I know how to check for strandedness on IGV, however, I am trying to determine this for hundreds of samples prepared by ~5 different groups (using IGV command line has been extremely difficult for me on my work computer). I have a suspicion that some of these are unstranded while most are stranded (I did a spot check using 5 CRAM files on the IGV GUI: 4 were stranded, 1 was not).

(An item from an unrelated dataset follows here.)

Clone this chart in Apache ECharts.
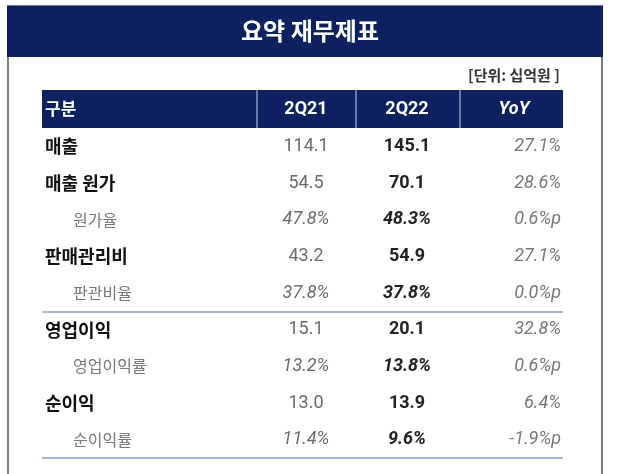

With that, I generated htseq counts for all the samples, getting both unstranded and stranded counts for each.
I thought it would make sense to use sex genes to see if samples were prepared with a stranded or unstranded protocol.That being said, I organized the samples by gender and have isolated counts for the following sex genes: XIST, RPS4Y1, RPS4Y2, DDX3Y, and USP9Y. I'm seeing that those 4 that were stranded (3 females, 1 male) have counts in the XIST gene, which makes sense, but the females also have a few counts in some of the Y-chromosome genes. I'm seeing more nonsensical data when I look at the unstranded counts for these 4, so I feel like at least I'm on the right track with the library construction protocol. I'm not sure, however, why there are any counts at all in the Y chromosome genes for these 3 females.
Anyway, it's a long-winded, two part question, but I wanted to ask if anyone had a good way to determine strandedness on a large set of data using raw counts, and how I can make sense of the counts I'm seeing for some of the females - is this perhaps contamination? Thanks for the help!